Nation as Network. Diaspora, Cyberspace & Citizenship

Online interactions and digital cultures are closely related to many people’s social life and influence it in many ways, yet still, only few ethnographic works have explored this intertwinement of the digital media in daily routines. Bernal’s book begins to fill this gap by focusing on the online unfolding of political debates and how these debates lead to new understandings that have significant consequences for an entire population. Thus, this book is an important contribution to the anthropology of politics in and through digital media.

Victoria Bernal studied the trajectories of Eritrean politics in digital media set up by exiles for nearly two decades. Her ethnography focuses on the emergence and dynamics of three websites “inhabited” (Bernal’s word) by Eritreans from all over the globe. The book begins by exploring how one website (Dehai) became a crucial platform for supporting the efforts of a nascent nation-state and an extensive diaspora especially when, shortly after Eritrean independence, war broke out again.

The emergence of the two other sites (Awate and Asmarino) during the conflict between Eritrea and Ethiopia coincides with the increasing dissents toward the political elites who made independence possible and the discontentment over of the ways the elites managed the crisis during and after the war. These two websites constituted a key arena for the maturation of the opposition to the radicalization of the Eritrean regime that became subsequently violent and despotic in governing the state and the population in the aftermath of the conflict in 2000. Despite the dire socio-political situation and the violence in Eritrea which polarizes her field of research, Bernal’s ethnography is meticulous and her analytical perspectives are very balanced.

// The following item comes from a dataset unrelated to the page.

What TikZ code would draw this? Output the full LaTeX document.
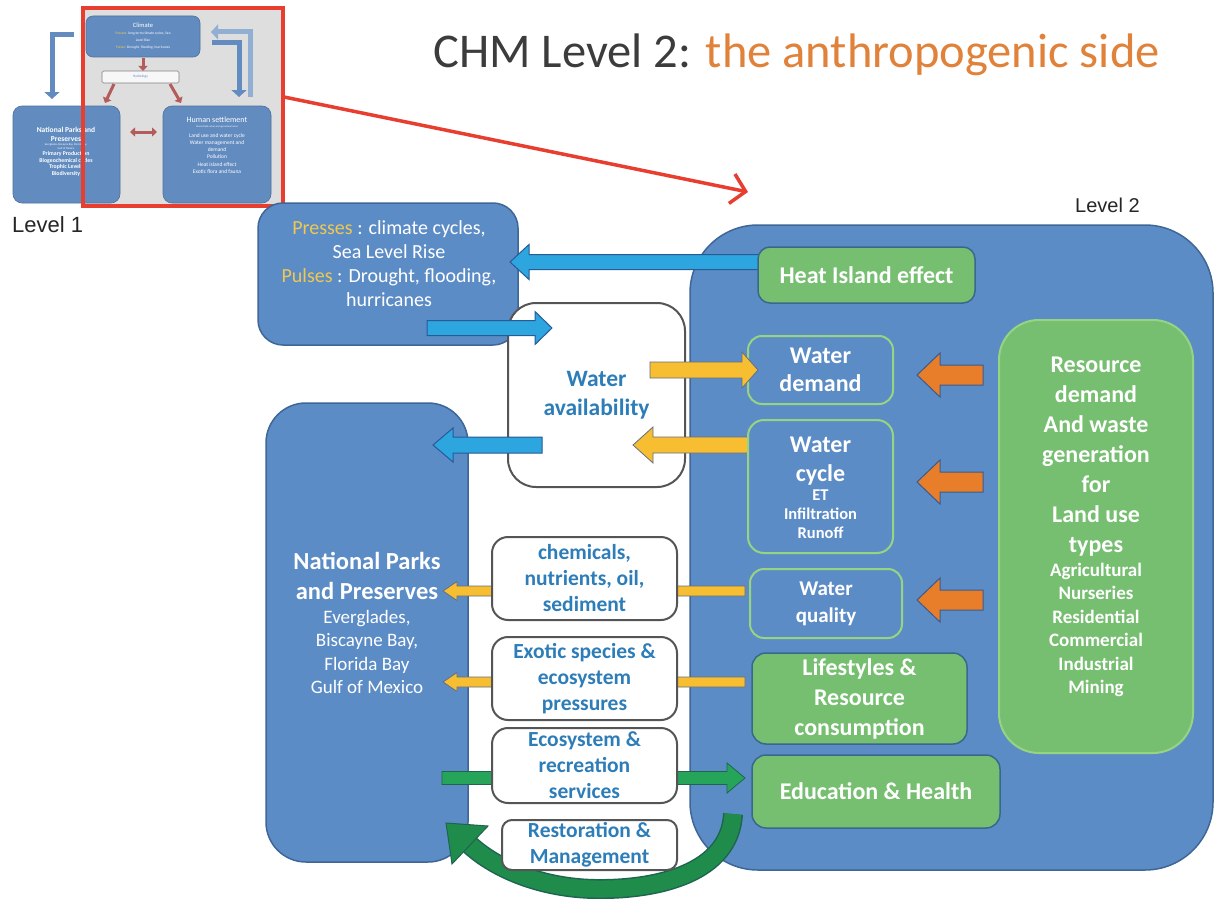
\documentclass[tikz,border=0pt]{standalone}
\usepackage{fontspec}
\setmainfont{Carlito}
\newfontfamily\arialfont{Liberation Sans}
\usetikzlibrary{arrows.meta,calc}
\definecolor{panel}{RGB}{92,140,198}
\definecolor{panelborder}{RGB}{62,102,150}
\definecolor{gfill}{RGB}{118,190,112}
\definecolor{gborder}{RGB}{58,104,140}
\definecolor{lgborder}{RGB}{150,212,130}
\definecolor{txtblue}{RGB}{45,125,185}
\definecolor{boxgray}{RGB}{85,85,85}
\definecolor{cyanA}{RGB}{45,165,222}
\definecolor{cyanB}{RGB}{40,90,150}
\definecolor{yelA}{RGB}{246,190,48}
\definecolor{yelB}{RGB}{100,110,130}
\definecolor{oraA}{RGB}{232,125,42}
\definecolor{oraB}{RGB}{60,90,140}
\definecolor{grnA}{RGB}{38,165,90}
\definecolor{grnB}{RGB}{30,100,80}
\definecolor{titleor}{RGB}{224,130,58}
\definecolor{titledk}{RGB}{60,60,60}
\definecolor{pressyel}{RGB}{240,200,80}
\definecolor{thumbgray}{RGB}{222,222,222}
\definecolor{thumbred}{RGB}{232,62,48}
\definecolor{tblue}{RGB}{98,140,192}
\definecolor{tarrow}{RGB}{180,92,92}
\newcommand\blockarr[6][]{%
 \draw[#1] let \p1=(#2), \p2=(#3), \n1={ifthenelse(\x2>\x1,1,-1)} in
  (\x1,{\y1+#4}) -- ({\x2-\n1*#6},{\y1+#4}) -- ({\x2-\n1*#6},{\y1+#5}) -- (\x2,\y1)
  -- ({\x2-\n1*#6},{\y1-#5}) -- ({\x2-\n1*#6},{\y1-#4}) -- (\x1,{\y1-#4}) -- cycle;}
\tikzset{
 panelbox/.style={draw=panelborder, fill=panel, line width=1.5pt, inner sep=0pt},
 whitebox/.style={draw=boxgray, fill=white, line width=2pt, inner sep=0pt, text=txtblue, align=center, font=\fontsize{21.5}{26}\selectfont\bfseries},
 greenbox/.style={draw=gborder, fill=gfill, line width=1.5pt, inner sep=0pt, text=white, align=center, font=\fontsize{24}{30}\selectfont\bfseries},
 bluebox/.style={draw=lgborder, fill=panel, line width=2pt, inner sep=0pt, text=white, align=center},
 cyanarr/.style={fill=cyanA, draw=cyanB, line width=1pt},
 yelarr/.style={fill=yelA, draw=yelB, line width=0.8pt},
 oraarr/.style={fill=oraA, draw=oraB, line width=1pt},
 grnarr/.style={fill=grnA, draw=grnB, line width=0.8pt},
 tbox/.style={fill=tblue, draw=tblue!80!black, line width=0.6pt, rounded corners=9pt, inner sep=0pt, text=white, align=center},
 tred/.style={draw=tarrow, line width=3pt, -{Triangle[length=5pt,width=9pt]}},
 tblarr/.style={draw=tblue, line width=5pt, -{Triangle[length=7pt,width=15pt]}},
 plain/.style={inner sep=0pt, align=center},
 para/.style={inner sep=0pt, align=flush center, text width=#1}
}
\begin{document}
\begin{tikzpicture}[x=1pt,y=-1pt]
\useasboundingbox (0,0) rectangle (1215,899);
\fill[white] (0,0) rectangle (1215,899);
% ---------- thumbnail (Level 1) ----------
\fill[thumbgray] (83,8) rectangle (283,206);
\node[tbox, minimum width=107, minimum height=97] (tpark) at (66.5,154.5) {};
\node[para=104pt, text=white] (tparktext) at (66,152) {%
 \fontsize{7.5}{9}\selectfont\bfseries National Parks and\par Preserves\par
 \fontsize{2.8}{3.6}\selectfont\mdseries Everglades, Biscayne Bay, Florida Bay,\par Gulf of Mexico\par
 \fontsize{5.8}{6.6}\selectfont\bfseries Primary Production\par Biogeochemical cycles\par Trophic Levels\par Biodiversity\par};
\node[tbox, minimum width=108, minimum height=97] (thuman) at (217,154.5) {};
\node[para=104pt, text=white] (thumantext) at (217,145) {%
 \fontsize{8}{9}\selectfont Human settlement\par
 \fontsize{2.5}{5}\selectfont Miami-Dade urban and agricultural areas\par
 \fontsize{5.5}{10}\selectfont Land use and water cycle\par
 \fontsize{5.5}{7.2}\selectfont Water management and\par demand\par Pollution\par Heat island effect\par Exotic flora and fauna\par};
\node[tbox, rounded corners=7pt, minimum width=114, minimum height=41] (tclim) at (143,36.5) {};
\node[para=110pt, text=white] (tclimtext) at (143,36) {%
 \fontsize{6.5}{7.5}\selectfont Climate\par
 \fontsize{3.6}{7.2}\selectfont\textcolor{pressyel}{Presses:} long term climate cycles, Sea\par Level Rise\par
 \textcolor{pressyel}{Pulses:} Drought, flooding, hurricanes\par};
\node[draw=gray, fill=white!94!gray, line width=0.6pt, rounded corners=1.5pt, minimum width=77, minimum height=12, inner sep=0pt, text=tblue, font=\fontsize{3.6}{4}\selectfont] (thydro) at (140.5,77) {Hydrology};
\coordinate (tc1) at (143,58); \coordinate (tc2) at (143,71);
\draw[tred] (tc1) -- (tc2);
\coordinate (th1) at (170,84); \coordinate (th2) at (181,103);
\draw[tred] (th1) -- (th2);
\coordinate (tp1) at (114,84); \coordinate (tp2) at (105,103);
\draw[tred] (tp1) -- (tp2);
\coordinate (td1) at (130,132); \coordinate (td2) at (157,132);
\draw[draw=tarrow, line width=3pt, {Triangle[length=5pt,width=9pt]}-{Triangle[length=5pt,width=9pt]}] (td1) -- (td2);
\coordinate (te1) at (74,35); \coordinate (te2) at (52,35); \coordinate (te3) at (52,99);
\draw[tblarr] (te1) -- (te2) -- (te3);
\coordinate (tf1) at (250,97); \coordinate (tf2) at (250,32); \coordinate (tf3) at (211,32);
\draw[tblarr, draw=tblue!70!white] (tf1) -- (tf2) -- (tf3);
\coordinate (tg1) at (212,43); \coordinate (tg2) at (239,43); \coordinate (tg3) at (239,97);
\draw[tblarr] (tg1) -- (tg2) -- (tg3);
\node[draw=thumbred, line width=3.2pt, minimum width=200, minimum height=198, inner sep=0pt] (thumbframe) at (183,107) {};
\coordinate (rs) at (284,97); \coordinate (rt) at (748,192);
\draw[thumbred, line width=3.5pt, -{Straight Barb[length=14pt,width=30pt]}] (rs) -- (rt);
% ---------- labels and title ----------
\node[anchor=base west, inner sep=0pt, font=\arialfont\fontsize{22}{26}\selectfont, text=black!85] (lvlone) at (12,232) {Level 1};
\node[anchor=base west, inner sep=0pt, font=\arialfont\fontsize{20}{24}\selectfont, text=black!85] (lvltwo) at (1075,212) {Level 2};
\node[anchor=base west, inner sep=0pt, font=\fontsize{48.5}{58}\selectfont] (title) at (433,67) {\textcolor{titledk}{CHM Level 2:} \textcolor{titleor}{the anthropogenic side}};
% ---------- main panels ----------
\node[panelbox, rounded corners=68pt, minimum width=523, minimum height=645] (lvl2) at (951.5,547.5) {};
\node[panelbox, rounded corners=40pt, minimum width=202, minimum height=459] (parks) at (367,632.5) {};
\node[para=198pt, text=white] (parkstext) at (367,623) {%
 \fontsize{24.5}{30}\selectfont\bfseries National Parks\par and Preserves\par
 \fontsize{19}{23.5}\selectfont\mdseries Everglades,\par Biscayne Bay,\par Florida Bay\par Gulf of Mexico\par};
\node[panelbox, rounded corners=25pt, minimum width=260, minimum height=142] (presses) at (388,274) {};
\node[plain, text=white, font=\fontsize{20}{24}\selectfont] (pressestext) at (389,264) {%
 \textcolor{pressyel}{Presses} : climate cycles,\\ Sea Level Rise\\ \textcolor{pressyel}{Pulses} : Drought, flooding,\\ hurricanes};
\node[whitebox, rounded corners=28pt, minimum width=177, minimum height=184, font=\fontsize{23.5}{29}\selectfont\bfseries] (wavail) at (596.5,395) {Water\\ availability};
\node[bluebox, rounded corners=14pt, minimum width=145, minimum height=68, font=\fontsize{24}{28}\selectfont\bfseries] (wdemand) at (820.5,370) {Water\\ demand};
% ---------- arrows under the boxes ----------
\coordinate (b1s) at (768,262); \coordinate (b1t) at (510,262);
\blockarr[cyanarr]{b1s}{b1t}{7.5pt}{17.5pt}{19pt}
\coordinate (b2s) at (427,328); \coordinate (b2t) at (552,328);
\blockarr[cyanarr]{b2s}{b2t}{7.5pt}{16.5pt}{17pt}
\coordinate (b3s) at (542,445); \coordinate (b3t) at (433,445);
\blockarr[cyanarr]{b3s}{b3t}{8pt}{17pt}{20pt}
\coordinate (y1s) at (650,370); \coordinate (y1t) at (758,370);
\blockarr[yelarr]{y1s}{y1t}{8pt}{18pt}{16pt}
\coordinate (y2s) at (749,445); \coordinate (y2t) at (633,445);
\blockarr[yelarr]{y2s}{y2t}{8pt}{18pt}{20pt}
\coordinate (y3s) at (745,591); \coordinate (y3t) at (443,591);
\blockarr[yelarr]{y3s}{y3t}{5pt}{9.5pt}{14pt}
\coordinate (y4s) at (745,682); \coordinate (y4t) at (443,682);
\blockarr[yelarr]{y4s}{y4t}{5pt}{9.5pt}{14pt}
\coordinate (g1s) at (442,778); \coordinate (g1t) at (745,778);
\blockarr[grnarr]{g1s}{g1t}{6.5pt}{15pt}{18pt}
% ---------- boxes ----------
\node[greenbox, rounded corners=12pt, minimum width=217, minimum height=56] (heat) at (866.5,275) {Heat Island effect};
\node[bluebox, rounded corners=16pt, minimum width=145, minimum height=133] (wcycle) at (820.5,486.5) {};
\node[para=140pt, text=white] (wcycletext) at (820.5,488) {%
 \fontsize{24}{29}\selectfont\bfseries Water\par cycle\par
 \fontsize{16.5}{19}\selectfont ET\par Infiltration\par Runoff\par};
\node[bluebox, rounded corners=14pt, minimum width=152, minimum height=69, font=\fontsize{21}{27}\selectfont\bfseries] (wquality) at (826,603.5) {Water\\ quality};
\node[greenbox, rounded corners=14pt, minimum width=215, minimum height=91] (life) at (859.5,698.5) {Lifestyles \&\\ Resource\\ consumption};
\node[greenbox, rounded corners=14pt, minimum width=248, minimum height=73] (edu) at (876,791.5) {Education \& Health};
\node[greenbox, draw=lgborder, line width=2pt, rounded corners=40pt, minimum width=194, minimum height=433] (resource) at (1096,536.5) {};
\node[para=190pt, text=white] (resourcetext) at (1096,527) {%
 \fontsize{24}{30}\selectfont\bfseries Resource\par demand\par And waste\par generation\par for\par Land use\par types\par
 \fontsize{19}{23.5}\selectfont Agricultural\par Nurseries\par Residential\par Commercial\par Industrial\par Mining\par};
\node[whitebox, rounded corners=16pt, minimum width=185, minimum height=83] (chem) at (584.5,578.5) {chemicals,\\ nutrients, oil,\\ sediment};
\node[whitebox, rounded corners=16pt, minimum width=185, minimum height=83] (exotic) at (584.5,678.5) {Exotic species \&\\ ecosystem\\ pressures};
\node[whitebox, rounded corners=16pt, minimum width=185, minimum height=75] (eco) at (584.5,765.5) {Ecosystem \&\\ recreation\\ services};
% ---------- curved green arrow ----------
\coordinate (cs) at (733,814); \coordinate (cb) at (470,845); \coordinate (ct) at (446,823);
\draw[draw=grnB, line width=20pt] (cs) .. controls (730,872) and (660,890) .. (595,889) .. controls (540,888) and (495,868) .. (cb);
\draw[draw=grnA!85!black, line width=17pt] (cs) .. controls (730,872) and (660,890) .. (595,889) .. controls (540,888) and (495,868) .. (cb);
\filldraw[fill=grnA!85!black, draw=grnB, line width=1pt] (488,826) -- (ct) -- (452,864) -- cycle;
\node[whitebox, rounded corners=10pt, minimum width=175, minimum height=50] (resto) at (589.5,845) {Restoration \&\\ Management};
% ---------- orange arrows ----------
\coordinate (o1s) at (983,375); \coordinate (o1t) at (917,375);
\blockarr[oraarr]{o1s}{o1t}{10pt}{22pt}{23pt}
\coordinate (o2s) at (983,482); \coordinate (o2t) at (917,482);
\blockarr[oraarr]{o2s}{o2t}{10pt}{22pt}{23pt}
\coordinate (o3s) at (983,600); \coordinate (o3t) at (917,600);
\blockarr[oraarr]{o3s}{o3t}{10pt}{22pt}{23pt}
\end{tikzpicture}
\end{document}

The book demonstrates that the digital media is a complex collection of sites that people not only visit engaging with for many many hours on a daily basis. Webpages, articles and forums are thus much more than a convenient archive for the researcher.  They are places where field research can allow anthropologist to analyze complex cultural and political dynamics unfolding. In a time when research focuses on the social media, it is also important to remember that older types of digital media are also rather social too.

Bernal’s idea that websites are sites of power is certainly this book’s major contribution. Adapting Benedict Anderson’s theory of nation and nationalism (1991) for the digital age, Bernal introduces the concept of infopolitics which she defines as the way “[…] power is exercised and expressed through communication and through control over media, circulation, censorship, and authorization” (p. 8) and that is “especially crucial in the state-diaspora relationship.” (p. 54)

The delineation of Eritrean infopolitics allows readers thus to consider complex political dynamics unfolding online. Bernal shows how websites have embraced and promoted elements of the regime ideology as well as how Eritrean critiques have been surfacing and confronting the political elites’ national discourse.  For instance, she discusses the fascinating case of an online war memorial which allows readers to decipher the fine grained reproduction of a political culture and elements of state power in a subversive anti-regime project aiming at sustaining the burden of Eritrean families who lost relatives during the war.  She also is attentive to the limits of the online dissidence and how the political culture of the regime has been also recast into opposition narratives.  One drawback to these websites is that gender inequality is reproduced, women’s voices are curbed in the political arena.

Bernal’s nuanced analytical perspective enables readers to understand how and to what extent political discussions and debates online constitute a transformative power in Eritrean politics. But perhaps more importantly, her analysis also allows readers to understand how to transcend some common and powerful normative narratives and dichotomies that often still dominate and limit anthropological understanding of the digital (for instance: techno-utopianism vs. clicktivism, real vs. virtual, and so on).  Bernal convincingly argues that technology (specifically the internet) does not take the leading role in the changes she underlines.  Rather, cultural dynamics remain the real game changer in the slow online process of political transformation on the digital media.

While Bernal makes important contributions to the anthropology of politics, digital media, and Eritrean studies, she might have better outlined the connections between the online debates she analyzes and their causes and effects in various offline constituencies. The book could be more clear about how these debates and ideas discussed online influence discussions and actions (beside fundraising) within communities and how they might be constitutive in the formation and the dissolution of political groups. Also it would have been useful if she had explored in more depth the genealogies and trajectories of the values promoted by the dissidents. Bernal does mention influences from US culture and politics in Eritrean digital media debates,  yet she does not provide a theoretical discussion of the impacts and consequences of these influences in the realm of Eritrean politics.

This book is definitely an important read for anyone interested in politics, the diaspora, the digital media. Concepts such as sacrificial and outsourced citizenship and infopolitics developed from the Eritrean context have merit that can be discussed in other cultural and political settings. Bernal’s book shows readers not only that the Internet is a crucial space to observe the future of a nation and state in the making, but it also helps scholars better understand that the internet has become an unavoidable place for a researcher interested in identifying and understanding contemporary social, cultural, and political dynamics thriving in people’s lives.